A retrospective analysis was performed on the Hamburg Eye Bank database using comparative statistics. The standard method for donor cornea recovery at the Hamburg Eye Bank changed from enucleation of the whole eye to CD in situ excision in 2008. Corneas recovered between 2003 and 2013 were included in this study. We compared the contamination rate, the endothelial density after retrieval, endothelial cell loss during cultivation, and the clinical outcome (visual acuity, astigmatism, and refraction) of transplanted corneas.
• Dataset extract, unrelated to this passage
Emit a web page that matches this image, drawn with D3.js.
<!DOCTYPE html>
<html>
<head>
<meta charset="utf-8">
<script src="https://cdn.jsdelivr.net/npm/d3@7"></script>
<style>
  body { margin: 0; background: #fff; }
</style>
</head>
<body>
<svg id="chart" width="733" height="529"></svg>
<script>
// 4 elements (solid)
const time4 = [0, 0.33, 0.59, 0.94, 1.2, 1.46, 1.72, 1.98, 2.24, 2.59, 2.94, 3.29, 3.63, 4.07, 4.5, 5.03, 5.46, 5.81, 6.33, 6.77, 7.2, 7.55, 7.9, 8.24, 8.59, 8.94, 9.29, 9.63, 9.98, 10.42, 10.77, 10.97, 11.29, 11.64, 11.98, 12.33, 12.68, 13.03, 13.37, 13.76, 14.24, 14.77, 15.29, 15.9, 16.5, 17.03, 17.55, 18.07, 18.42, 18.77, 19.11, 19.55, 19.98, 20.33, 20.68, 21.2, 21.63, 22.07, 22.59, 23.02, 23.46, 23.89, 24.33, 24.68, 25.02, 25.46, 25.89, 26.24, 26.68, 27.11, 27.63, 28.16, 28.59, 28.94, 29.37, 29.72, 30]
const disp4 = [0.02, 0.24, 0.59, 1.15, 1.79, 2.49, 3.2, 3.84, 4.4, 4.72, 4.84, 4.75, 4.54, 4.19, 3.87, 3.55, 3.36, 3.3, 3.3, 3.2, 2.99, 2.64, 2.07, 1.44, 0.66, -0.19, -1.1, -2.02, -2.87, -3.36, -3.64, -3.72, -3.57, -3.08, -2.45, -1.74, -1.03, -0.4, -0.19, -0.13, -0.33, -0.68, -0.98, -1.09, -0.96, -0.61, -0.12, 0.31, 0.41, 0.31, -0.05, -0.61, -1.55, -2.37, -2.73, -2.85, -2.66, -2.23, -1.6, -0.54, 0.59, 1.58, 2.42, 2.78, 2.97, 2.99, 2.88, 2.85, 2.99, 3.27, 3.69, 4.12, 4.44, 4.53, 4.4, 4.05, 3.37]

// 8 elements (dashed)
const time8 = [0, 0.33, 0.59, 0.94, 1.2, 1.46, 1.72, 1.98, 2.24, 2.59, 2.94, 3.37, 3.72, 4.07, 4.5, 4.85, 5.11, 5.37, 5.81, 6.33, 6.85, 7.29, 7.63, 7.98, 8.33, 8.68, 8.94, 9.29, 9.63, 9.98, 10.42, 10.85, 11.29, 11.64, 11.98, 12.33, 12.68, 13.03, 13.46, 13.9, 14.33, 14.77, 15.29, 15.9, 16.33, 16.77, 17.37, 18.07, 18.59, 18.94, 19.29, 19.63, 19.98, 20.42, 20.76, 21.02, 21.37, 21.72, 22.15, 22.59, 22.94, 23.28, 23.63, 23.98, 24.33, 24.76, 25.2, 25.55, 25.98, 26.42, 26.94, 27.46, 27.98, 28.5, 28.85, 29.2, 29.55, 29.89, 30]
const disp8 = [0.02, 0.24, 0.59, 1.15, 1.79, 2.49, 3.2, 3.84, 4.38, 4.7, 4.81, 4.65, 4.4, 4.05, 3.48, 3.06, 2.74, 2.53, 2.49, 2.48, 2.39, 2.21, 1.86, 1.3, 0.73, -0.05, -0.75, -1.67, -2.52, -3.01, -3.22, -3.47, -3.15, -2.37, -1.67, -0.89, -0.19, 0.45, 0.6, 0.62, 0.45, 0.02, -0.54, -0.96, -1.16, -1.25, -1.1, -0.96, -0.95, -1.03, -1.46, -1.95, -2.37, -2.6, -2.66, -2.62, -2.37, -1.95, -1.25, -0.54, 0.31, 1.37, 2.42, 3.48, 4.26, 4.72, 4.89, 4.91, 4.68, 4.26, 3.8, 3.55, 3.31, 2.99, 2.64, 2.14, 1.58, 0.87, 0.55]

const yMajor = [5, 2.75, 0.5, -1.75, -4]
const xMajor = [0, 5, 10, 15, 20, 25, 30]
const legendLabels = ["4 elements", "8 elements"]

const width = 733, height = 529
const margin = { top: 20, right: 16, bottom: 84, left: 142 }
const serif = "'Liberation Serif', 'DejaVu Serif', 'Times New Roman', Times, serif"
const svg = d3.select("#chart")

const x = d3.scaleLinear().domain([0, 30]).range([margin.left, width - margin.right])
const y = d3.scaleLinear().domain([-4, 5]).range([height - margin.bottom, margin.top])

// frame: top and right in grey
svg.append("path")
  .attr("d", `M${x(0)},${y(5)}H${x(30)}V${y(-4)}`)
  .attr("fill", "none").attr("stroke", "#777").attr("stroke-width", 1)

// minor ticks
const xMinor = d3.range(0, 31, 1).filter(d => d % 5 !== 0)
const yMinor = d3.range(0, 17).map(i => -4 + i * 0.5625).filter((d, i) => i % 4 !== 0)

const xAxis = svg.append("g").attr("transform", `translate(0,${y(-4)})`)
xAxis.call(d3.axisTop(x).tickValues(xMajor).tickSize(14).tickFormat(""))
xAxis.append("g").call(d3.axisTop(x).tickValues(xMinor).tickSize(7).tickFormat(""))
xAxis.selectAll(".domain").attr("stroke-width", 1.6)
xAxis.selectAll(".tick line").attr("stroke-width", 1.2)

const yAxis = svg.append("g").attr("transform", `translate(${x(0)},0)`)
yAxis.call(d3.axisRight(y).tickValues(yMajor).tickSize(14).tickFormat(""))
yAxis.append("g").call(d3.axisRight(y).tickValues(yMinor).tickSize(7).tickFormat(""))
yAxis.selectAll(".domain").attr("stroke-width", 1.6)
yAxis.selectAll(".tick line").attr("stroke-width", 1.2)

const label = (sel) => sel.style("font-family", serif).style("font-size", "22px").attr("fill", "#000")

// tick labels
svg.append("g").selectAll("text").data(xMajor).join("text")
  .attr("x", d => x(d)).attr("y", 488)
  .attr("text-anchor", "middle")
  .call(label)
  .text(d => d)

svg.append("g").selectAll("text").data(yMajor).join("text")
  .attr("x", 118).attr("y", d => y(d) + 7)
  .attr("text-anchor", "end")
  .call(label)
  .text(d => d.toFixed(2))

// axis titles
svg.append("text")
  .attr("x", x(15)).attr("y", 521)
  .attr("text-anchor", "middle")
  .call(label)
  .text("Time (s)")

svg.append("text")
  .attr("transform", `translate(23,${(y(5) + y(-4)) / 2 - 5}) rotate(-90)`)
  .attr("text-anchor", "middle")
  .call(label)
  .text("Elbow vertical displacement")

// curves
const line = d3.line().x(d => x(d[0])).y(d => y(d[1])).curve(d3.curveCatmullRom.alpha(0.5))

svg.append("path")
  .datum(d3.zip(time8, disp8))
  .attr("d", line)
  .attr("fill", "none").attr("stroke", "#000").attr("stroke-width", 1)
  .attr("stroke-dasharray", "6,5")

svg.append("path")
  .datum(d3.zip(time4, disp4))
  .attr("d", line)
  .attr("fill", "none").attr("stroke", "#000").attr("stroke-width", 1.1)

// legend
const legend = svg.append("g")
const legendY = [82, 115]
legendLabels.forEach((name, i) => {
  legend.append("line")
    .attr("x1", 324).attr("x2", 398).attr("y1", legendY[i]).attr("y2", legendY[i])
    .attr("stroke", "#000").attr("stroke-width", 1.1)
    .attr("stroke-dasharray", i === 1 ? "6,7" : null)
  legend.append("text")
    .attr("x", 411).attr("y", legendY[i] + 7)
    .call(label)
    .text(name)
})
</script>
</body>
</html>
Once the retrieval method was changed from whole globe enucleation to in situ CD excision, the donation numbers increased (after several years of constant decrease). Furthermore, we observed slightly lower endothelial cell density after retrieval in corneas obtained by in situ CD excision compared with those from enucleated eyes, whereas endothelial cell loss during cultivation was similar. After changing the recovery procedure to in situ excision, initially a higher rate of contamination was observed, but but it eventually decreased. Finally, the corneas of both groups had a similar clinical outcome.


After a transient technical learning period, in situ CD excision proved to be a method of donor cornea recovery with similar cultivation performance and clinical results compared with whole eye enucleation. It also may have led to higher willingness to donate, possibly because of better acceptance by the relatives of the deceased.